У Луизы и Мишеля Лейрис, в доме № 52-бис по набережной Гранд-Огюстен. Застекленная кабина лифта поднимает нас на пятый этаж. Все пять расположенных в ряд комнат квартиры выходят окнами на Сену. Сквозь занавес из ветвей тополей и платанов, окаймляющих набережные, обыкновенно пустеющие поздней осенью, видны Дворец правосудия, набережная Орфевр, мост Пон-Нёф и Вер-Галан, складывающиеся в один из красивейших пейзажей Парижа, увы, обезображенный как проказой – и он тоже! – разбухающей автомобильной массой.

Мишель Лейрис принимает нас в «музыкальной комнате», где во времена оккупации состоялось представление пьесы Пикассо «Желание, пойманное за хвост». На стенах – прекрасные творения Хуана Гриса, Брака, Фернана Леже периода кубизма, Андре Массона и, разумеется, Пикассо.
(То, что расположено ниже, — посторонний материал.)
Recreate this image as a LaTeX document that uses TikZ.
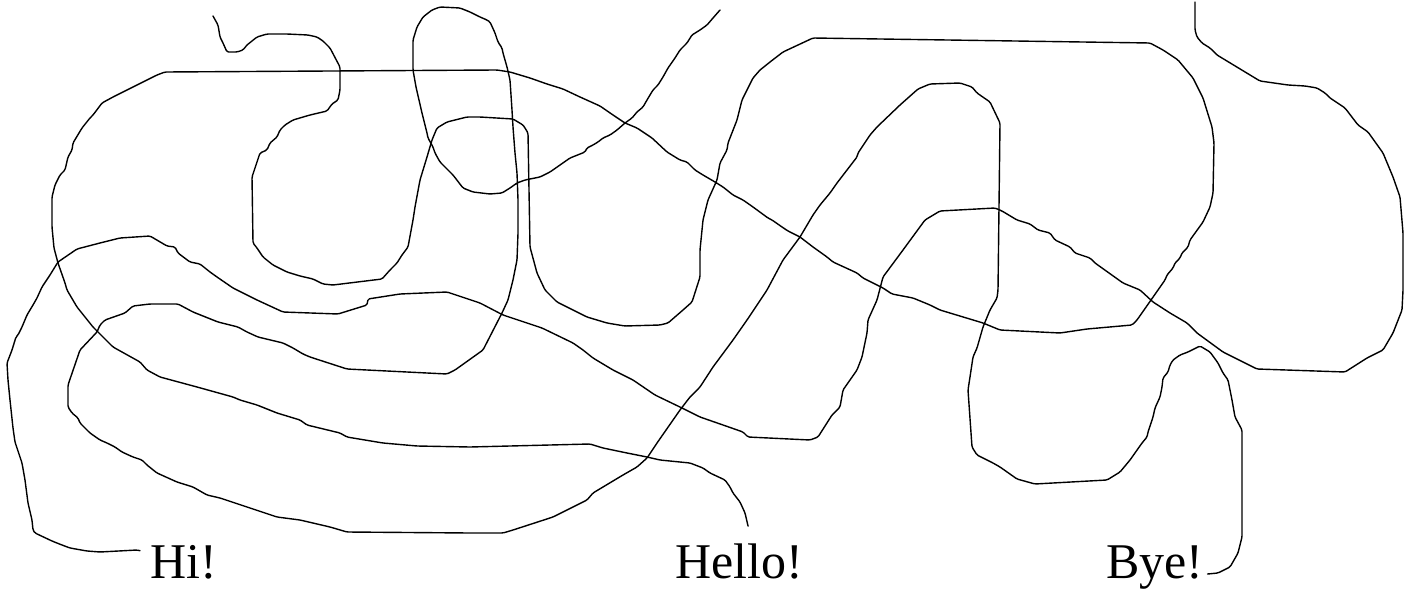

Но стиль дому придают ковры и кресла. Здесь ходят и сидят на произведениях искусства… Один из ковров – самый красивый, в серо-бежево-коричневых тонах – это работа Анри Лорана; другой, более яркий – произведение Миро. Стулья, расставленные вокруг обеденного стола, сделаны по эскизам Хуана Гриса в Обюссоне.

* * *

Канвейлер только что вернулся из своей галереи и угощает нас аперитивом. Он рассказывает о недавней поездке в Лондон, где состоялась широкая распродажа произведений искусства.

Д.-А. КАНВЕЙЛЕР. В молодости я жил в Лондоне, а позже часто туда ездил. А мои брат и сестра живут там по-прежнему… И мне кажется весьма странным, что страна, ставящая себя выше других, страна, которая в некоторых областях действительно была лучшей в мире и до сих пор остается таковой, настолько отстала во всем остальном… Англичане тешат себя иллюзиями… В том, что касается удобств, Лондон превратился в город, где жить хуже всего… Центральное отопление существует сейчас повсюду. В Лондоне же оно есть лишь в некоторых домах, считающихся самыми роскошными.